Description
A refreshing and flavorful traditional gazpacho recipe perfect for warm weather. This cold soup is packed with fresh vegetables and herbs, blended to perfection for a deliciously chilled dish.
Ingredients
Units
Scale
Vegetable Mixture:
- 3 stalks celery, diced
- 1 seedless hot-house cucumber with skin on, diced*
- 1 zucchini, diced
- 3/4 medium red onion, diced
Seasonings and Liquids:
- 4 cups tomato juice (such as V-8)
- 2 cloves garlic, pressed or minced
- 1/4 cup extra virgin olive oil (or grapeseed oil)
- 1/4 cup red wine vinegar
- 2 tablespoons granulated sugar
- 2 tablespoons Cholula hot sauce (or other hot sauce to taste, optional)
- 1 tablespoon celery salt
- 1 tablespoon garlic salt
Additional Ingredients:
- 6 cocktail or campari tomatoes, diced
- Kosher salt and freshly ground black pepper
- 1/4 cup sour cream
- Fresh chives, for garnish
Instructions
- Blend Vegetable Mixture: In a food processor or blender, combine half of the celery, cucumber, zucchini, red onion, and 2 cups of tomato juice with garlic, olive oil, red wine vinegar, sugar, hot sauce, celery salt, and garlic salt. Blend until smooth. Add remaining tomato juice and pulse to combine.
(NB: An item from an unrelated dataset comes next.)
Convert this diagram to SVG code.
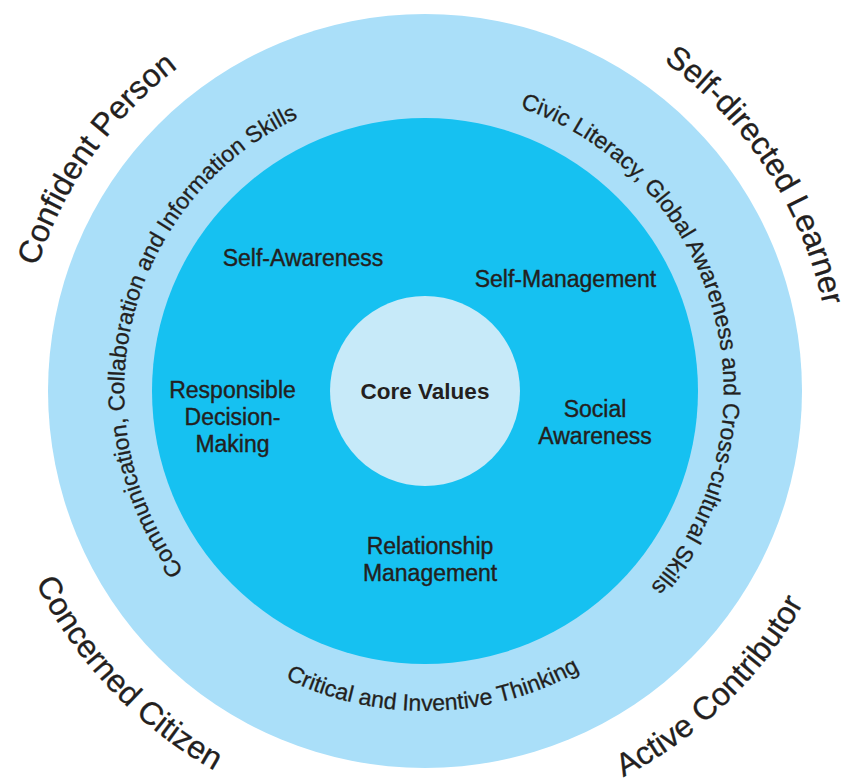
<svg xmlns="http://www.w3.org/2000/svg" xmlns:xlink="http://www.w3.org/1999/xlink" width="844" height="782" viewBox="0 0 844 782">
  <style>
    text { font-family: "Liberation Sans", Arial, Helvetica, sans-serif; fill: #231F20; }
    .lbl { font-size: 23px; text-anchor: middle; stroke: #231F20; stroke-width: 0.4px; }
    .core { font-size: 22.5px; font-weight: bold; text-anchor: middle; }
    .ring { font-size: 23px; stroke: #231F20; stroke-width: 0.3px; }
    .outer { font-size: 32px; stroke: #231F20; stroke-width: 0.3px; }
  </style>
  <defs>
    <path id="pComm" d="M301.6,665.5 A301,301 0 0 1 447.0,90.8" fill="none"/>
    <path id="pCivic" d="M397.6,93.3 A299,299 0 0 1 552.5,661.4" fill="none"/>
    <path id="pCrit" d="M111.5,455.1 A320,320 0 0 0 741.5,438.0" fill="none"/>
    <path id="pConf" d="M21.2,340.0 A407,407 0 0 1 241.5,27.7" fill="none"/>
    <path id="pSelf" d="M646.1,49.3 A407,407 0 0 1 826.9,326.6" fill="none"/>
    <path id="pConc" d="M21.5,550.8 A434,434 0 0 0 245.7,786.2" fill="none"/>
    <path id="pAct" d="M379.3,822.6 A434,434 0 0 0 858.0,361.1" fill="none"/>
  </defs>

  <g id="ring-outer">
    <circle cx="425" cy="391" r="377" fill="#AADFF9"/>
  </g>
  <g id="ring-middle">
    <circle cx="425" cy="391" r="273" fill="#16C1F1"/>
  </g>
  <g id="core">
    <circle cx="425" cy="391" r="95" fill="#C7EAF9"/>
    <text class="core" x="425" y="399">Core Values</text>
  </g>

  <g id="self-awareness"><text class="lbl" x="303" y="266">Self-Awareness</text></g>
  <g id="self-management"><text class="lbl" x="565.5" y="287">Self-Management</text></g>
  <g id="responsible-decision-making">
    <text class="lbl" x="232.5" y="398">Responsible<tspan x="232.5" y="425">Decision-</tspan><tspan x="232.5" y="451.5">Making</tspan></text>
  </g>
  <g id="social-awareness">
    <text class="lbl" x="595" y="417">Social<tspan x="595" y="443.5">Awareness</tspan></text>
  </g>
  <g id="relationship-management">
    <text class="lbl" x="430" y="554">Relationship<tspan x="430" y="581">Management</tspan></text>
  </g>

  <g id="communication">
    <text class="ring"><textPath xlink:href="#pComm" href="#pComm" startOffset="50%" text-anchor="middle">Communication, Collaboration and Information Skills</textPath></text>
  </g>
  <g id="civic">
    <text class="ring"><textPath xlink:href="#pCivic" href="#pCivic" startOffset="50%" text-anchor="middle">Civic Literacy, Global Awareness and Cross-cultural Skills</textPath></text>
  </g>
  <g id="critical">
    <text class="ring"><textPath xlink:href="#pCrit" href="#pCrit" startOffset="50%" text-anchor="middle">Critical and Inventive Thinking</textPath></text>
  </g>

  <g id="confident-person">
    <text class="outer"><textPath xlink:href="#pConf" href="#pConf" startOffset="50%" text-anchor="middle">Confident Person</textPath></text>
  </g>
  <g id="self-directed-learner">
    <text class="outer"><textPath xlink:href="#pSelf" href="#pSelf" startOffset="50%" text-anchor="middle">Self-directed Learner</textPath></text>
  </g>
  <g id="concerned-citizen">
    <text class="outer"><textPath xlink:href="#pConc" href="#pConc" startOffset="50%" text-anchor="middle">Concerned Citizen</textPath></text>
  </g>
  <g id="active-contributor">
    <text class="outer"><textPath xlink:href="#pAct" href="#pAct" startOffset="50%" text-anchor="middle">Active Contributor</textPath></text>
  </g>
</svg>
- Finalize Soup: Add remaining celery, cucumber, zucchini, and diced tomatoes. Pulse briefly. Season with salt, pepper, and adjust hot sauce to taste.
- Chill: Refrigerate the gazpacho for at least 1 hour before serving.
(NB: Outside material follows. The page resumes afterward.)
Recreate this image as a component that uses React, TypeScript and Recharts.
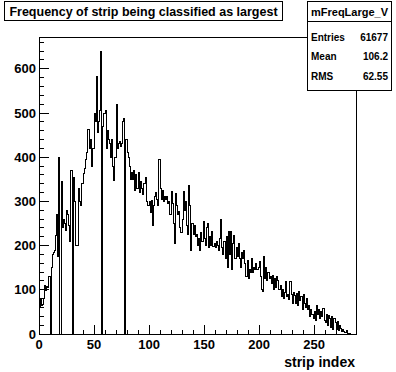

- Serve: Garnish with a drizzle of thinned sour cream and chopped chives.
Notes
- *For best results, use seedless cucumbers like Armenian or hot-house varieties. If using regular cucumbers, deseed before chopping.
- Storage: Gazpacho can be refrigerated for up to 3 days or frozen for 2 to 3 months. Puree before freezing for best texture.